Antioxidants are also available in many foods and dietary supplements, for example vitamins C and E. Other supplements, including alpha-lipoic acid, N-acetyl-cysteine, and coenzyme Q10 are used in the production of natural antioxidants in the body. Trace minerals such as selenium and zinc enable the activity of antioxidant enzymes. Good food sources of antioxidants include the polyphenols, flavonoids, and carotenoids found in berries, citrus fruit, pomegranates, tomatoes, carrots, cabbage, broccoli, olive oil, dark chocolate, walnuts, red wine, coffee, and tea.
Because oxidative stress plays a role in many types of cell damage, antioxidants have been widely studied for the prevention and treatment of disease. Several large epidemiological studies have shown an association between a diet high in plant antioxidants and decreased risk of cardiovascular disease and cancer.
But while animal and human research indicates that a shortage of natural antioxidants is detrimental, the benefits of supplemental antioxidants are less clear. A few studies have shown that consuming large doses of antioxidant supplements (for example vitamin E) may actually be harmful, possibly because some antioxidants can exert a pro-oxidant effect at high levels.
Antioxidants have been studied for liver diseases including chronic hepatitis C. The benefits of many complementary and alternative therapies – such as silymarin (derived from milk thistle), glycyrrhizin (derived from licorice root), and ursodeoxycholic acid (found in bear bile) – may be largely due to their antioxidant effects, potentially both retarding HCV replication and reducing liver inflammation and fibrosis related to oxidative damage.
An Israeli study of 50 chronic hepatitis C patients, for example, found that using a preparation of 11 oral and injected antioxidants (including herbs, vitamins C and E, lipoic acid, and L-glutathione) for 20 weeks was associated with ALT normalization, decreased HCV RNA, and histological improvement.
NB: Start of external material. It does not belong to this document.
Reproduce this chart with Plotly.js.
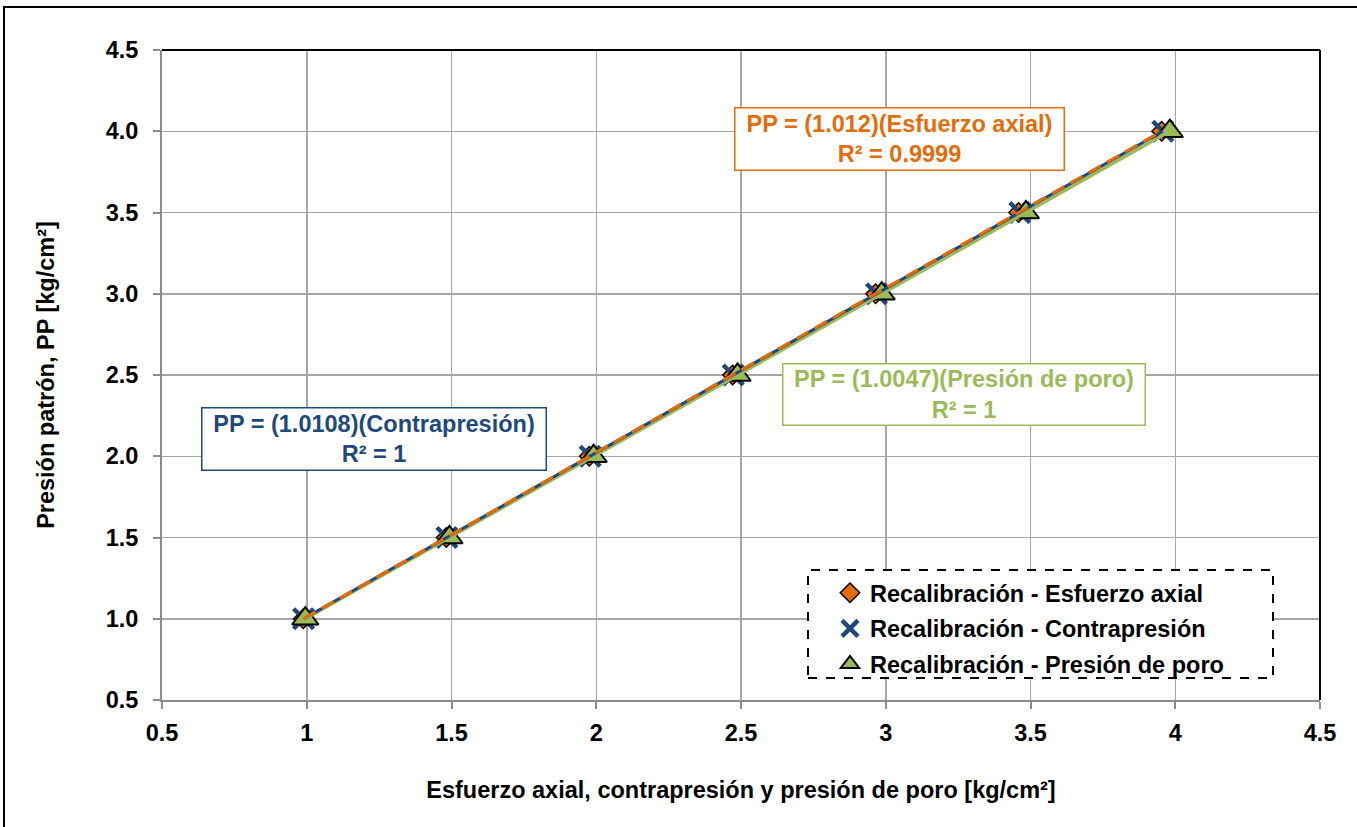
<!DOCTYPE html>
<html>
<head>
<meta charset="utf-8">
<script src="https://cdn.plot.ly/plotly-3.0.1.min.js"></script>
<style>
html,body{margin:0;padding:0;background:#fff;}
#chart{width:1357px;height:827px;}
</style>
</head>
<body>
<div id="chart"></div>
<script>
// Data
const patron = [1.0, 1.5, 2.0, 2.5, 3.0, 3.5, 4.0];
const esfuerzoAxial = [0.988, 1.482, 1.976, 2.471, 2.965, 3.459, 3.953];
const contrapresion = [0.989, 1.484, 1.979, 2.473, 2.968, 3.463, 3.957];
const presionPoro = [0.995, 1.493, 1.991, 2.488, 2.986, 3.484, 3.981];
const slopeAxial = 1.012, slopeContra = 1.0108, slopePoro = 1.0047;
const xTicks = [0.5, 1, 1.5, 2, 2.5, 3, 3.5, 4, 4.5];
const yTicks = [0.5, 1.0, 1.5, 2.0, 2.5, 3.0, 3.5, 4.0, 4.5];

const ORANGE = '#E46C0A', BLUE = '#1F497D', GREEN = '#9BBB59';
const FONT = 'Arial, "Liberation Sans", sans-serif';
const FS = 23.5;

function trend(xs, m) {
  const lo = Math.min(...xs), hi = Math.max(...xs);
  return {x: [lo, hi], y: [lo * m, hi * m]};
}
const tA = trend(esfuerzoAxial, slopeAxial);
const tC = trend(contrapresion, slopeContra);
const tP = trend(presionPoro, slopePoro);

const traces = [
  {x: esfuerzoAxial, y: patron, mode: 'markers', type: 'scatter',
   name: 'Recalibración - Esfuerzo axial', legendgroup: 'a',
   marker: {symbol: 'diamond', size: 15, color: ORANGE, line: {color: '#000', width: 1.5}}},
  {x: contrapresion, y: patron, mode: 'markers', type: 'scatter',
   name: 'Recalibración - Contrapresión', legendgroup: 'b',
   marker: {symbol: 'x-thin', size: 20, color: BLUE, line: {color: BLUE, width: 4.5}}},
  {x: presionPoro, y: patron, mode: 'markers', type: 'scatter',
   name: 'Recalibración - Presión de poro', legendgroup: 'c',
   marker: {symbol: 'triangle-up', size: 23, color: GREEN, line: {color: '#000', width: 2}}},
  {x: tP.x, y: tP.y, mode: 'lines', type: 'scatter', showlegend: false, hoverinfo: 'skip',
   line: {color: GREEN, width: 3.5}},
  {x: tC.x, y: tC.y, mode: 'lines', type: 'scatter', showlegend: false, hoverinfo: 'skip',
   line: {color: BLUE, width: 3}},
  {x: tA.x, y: tA.y, mode: 'lines', type: 'scatter', showlegend: false, hoverinfo: 'skip',
   line: {color: ORANGE, width: 3, dash: '14px,7px'}}
];

const W = 1158, H = 650, L = 162, T = 50;
const px = v => (v - L) / W;
const py = v => 1 - (v - T) / H;

const bold = (c, s) => ({family: FONT, size: s || FS, color: c, weight: 'bold'});

const layout = {
  width: 1357, height: 827,
  margin: {l: 162, r: 37, t: 50, b: 127, pad: 0},
  paper_bgcolor: '#fff', plot_bgcolor: '#fff',
  font: bold('#000'),
  showlegend: true,
  legend: {
    x: px(830), y: py(571), xanchor: 'left', yanchor: 'top',
    bgcolor: 'rgba(0,0,0,0)', borderwidth: 0,
    traceorder: 'grouped', tracegroupgap: 2,
    font: bold('#000')
  },
  xaxis: {
    range: [0.5, 4.5], tickvals: xTicks, ticktext: xTicks.map(v => String(v)),
    showgrid: true, gridcolor: '#A6A6A6', gridwidth: 1.5,
    showline: true, linecolor: '#8C8C8C', linewidth: 2,
    ticks: 'outside', ticklen: 7, tickcolor: '#8C8C8C', tickwidth: 2,
    ticklabelstandoff: 4,
    zeroline: false,
    tickfont: bold('#000'),
    title: {text: 'Esfuerzo axial, contrapresión y presión de poro [kg/cm²]', standoff: 36,
            font: bold('#000')}
  },
  yaxis: {
    range: [0.5, 4.5], tickvals: yTicks, ticktext: yTicks.map(v => v.toFixed(1)),
    showgrid: true, gridcolor: '#A6A6A6', gridwidth: 1.5,
    showline: true, linecolor: '#8C8C8C', linewidth: 2,
    ticks: 'outside', ticklen: 7, tickcolor: '#8C8C8C', tickwidth: 2,
    ticklabelstandoff: 10,
    zeroline: false,
    tickfont: bold('#000'),
    title: {text: 'Presión patrón, PP [kg/cm²]', standoff: 44, font: bold('#000')}
  },
  shapes: [
    {type: 'rect', xref: 'paper', yref: 'paper', x0: px(4), x1: px(1362), y0: py(832), y1: py(7),
     line: {color: '#000', width: 2}, fillcolor: 'rgba(0,0,0,0)', layer: 'below'},
    {type: 'line', xref: 'paper', yref: 'paper', x0: 0, x1: 1, y0: 1, y1: 1, line: {color: '#000', width: 2}},
    {type: 'line', xref: 'paper', yref: 'paper', x0: 1, x1: 1, y0: 0, y1: 1, line: {color: '#000', width: 2}},
    {type: 'rect', xref: 'paper', yref: 'paper', x0: px(808), x1: px(1273), y0: py(678), y1: py(570),
     line: {color: '#000', width: 2, dash: 'dash'}, fillcolor: '#fff', layer: 'above'}
  ],
  annotations: [
    {x: 3.049, y: 3.955, xref: 'x', yref: 'y', showarrow: false, xanchor: 'center', yanchor: 'middle',
     text: 'PP = (1.012)(Esfuerzo axial)<br>R² = 0.9999', font: bold(ORANGE),
     bgcolor: '#fff', bordercolor: ORANGE, borderwidth: 1.5, borderpad: 1, width: 326, height: 59, align: 'center'},
    {x: 1.2306, y: 2.109, xref: 'x', yref: 'y', showarrow: false, xanchor: 'center', yanchor: 'middle',
     text: 'PP = (1.0108)(Contrapresión)<br>R² = 1', font: bold(BLUE),
     bgcolor: '#fff', bordercolor: BLUE, borderwidth: 1.5, borderpad: 1, width: 341, height: 59, align: 'center'},
    {x: 3.2686, y: 2.383, xref: 'x', yref: 'y', showarrow: false, xanchor: 'center', yanchor: 'middle',
     text: 'PP = (1.0047)(Presión de poro)<br>R² = 1', font: bold(GREEN),
     bgcolor: '#fff', bordercolor: GREEN, borderwidth: 1.5, borderpad: 1, width: 359, height: 58, align: 'center'}
  ]
};

Plotly.newPlot('chart', traces, layout, {displayModeBar: false, staticPlot: true});
</script>
</body>
</html>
But several other studies of N-acetyl-cysteine, L-glutathione, and other antioxidants in people with hepatitis C and other types of chronic liver disease have produced conflicting data.
While research on isolated supplements remains mixed, however, there is little controversy about the benefits of consuming antioxidants as part of a healthy, balanced, low-fat diet rich in fruits, vegetables, and whole grains.
References:
Choi, J. and Ou, J. Mechanisms of liver injury. III. Oxidative stress in the pathogenesis of hepatitis C virus. American Journal Physiol Gastrointes Liver Physiol 290(5): G847-851. May 2006.
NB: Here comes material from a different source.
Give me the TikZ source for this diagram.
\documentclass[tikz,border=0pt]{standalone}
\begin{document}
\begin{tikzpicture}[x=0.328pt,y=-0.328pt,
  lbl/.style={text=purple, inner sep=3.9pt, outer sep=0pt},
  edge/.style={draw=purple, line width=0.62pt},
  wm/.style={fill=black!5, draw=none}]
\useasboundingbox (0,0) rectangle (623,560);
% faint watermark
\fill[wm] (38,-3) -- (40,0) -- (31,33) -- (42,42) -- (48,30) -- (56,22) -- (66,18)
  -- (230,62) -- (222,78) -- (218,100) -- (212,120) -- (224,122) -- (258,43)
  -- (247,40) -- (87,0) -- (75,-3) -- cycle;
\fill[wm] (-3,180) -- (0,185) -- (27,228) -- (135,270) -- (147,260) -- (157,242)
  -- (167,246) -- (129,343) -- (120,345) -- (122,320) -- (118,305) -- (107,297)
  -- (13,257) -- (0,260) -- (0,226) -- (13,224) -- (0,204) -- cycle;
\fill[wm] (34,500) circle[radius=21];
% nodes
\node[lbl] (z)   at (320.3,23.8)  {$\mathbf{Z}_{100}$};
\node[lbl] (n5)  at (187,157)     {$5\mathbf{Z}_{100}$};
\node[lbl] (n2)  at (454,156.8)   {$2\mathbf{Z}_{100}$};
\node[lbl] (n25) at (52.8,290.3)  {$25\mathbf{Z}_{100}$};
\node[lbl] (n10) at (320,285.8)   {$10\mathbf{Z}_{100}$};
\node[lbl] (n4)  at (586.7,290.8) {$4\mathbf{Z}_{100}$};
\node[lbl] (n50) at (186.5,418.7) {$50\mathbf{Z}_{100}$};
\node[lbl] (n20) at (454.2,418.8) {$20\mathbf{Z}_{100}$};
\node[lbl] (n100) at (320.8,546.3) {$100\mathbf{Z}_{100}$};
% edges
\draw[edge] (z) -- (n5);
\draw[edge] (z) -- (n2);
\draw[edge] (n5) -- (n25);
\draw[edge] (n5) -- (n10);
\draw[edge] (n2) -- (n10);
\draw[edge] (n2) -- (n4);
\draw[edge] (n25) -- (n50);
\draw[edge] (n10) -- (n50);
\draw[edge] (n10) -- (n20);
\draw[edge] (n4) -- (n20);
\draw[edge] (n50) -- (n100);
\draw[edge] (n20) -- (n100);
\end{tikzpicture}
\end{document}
Koike, K. Hepatitis C virus contributes to hepatocarcinogenesis by modulating metabolic and intracellular signaling pathways. Journal of Gastroenterology & Hepatology 22(Suppl 1):S108-S111. June 2007.
Levent, G. et al., Oxidative stress and antioxidant defense in patients with chronic hepatitis C before and after pegylated interferon alfa-2b plus ribavirin therapy. Journal of Translational Medicine 4:25. June 2006.
Mantena, S. et al. Mitochondrial dysfunction and oxidative stress in the pathogenesis of alcohol- and obesity-induced fatty liver diseases. Free Radical Biology & Medicine. January 3, 2008 (Epub ahead of print).
Melhem, A. et al. Treatment of chronic hepatitis C virus infection via antioxidants: results of a phase I clinical trial. Journal of Clinical Gastroenterology. 39(8): 737-742. September 2005.
Vidali, M. et al. Interplay between oxidative stress and hepatic steatosis in the progression of chronic hepatitis C. Journal of Hepatology 48(3): 399-406. March 2008.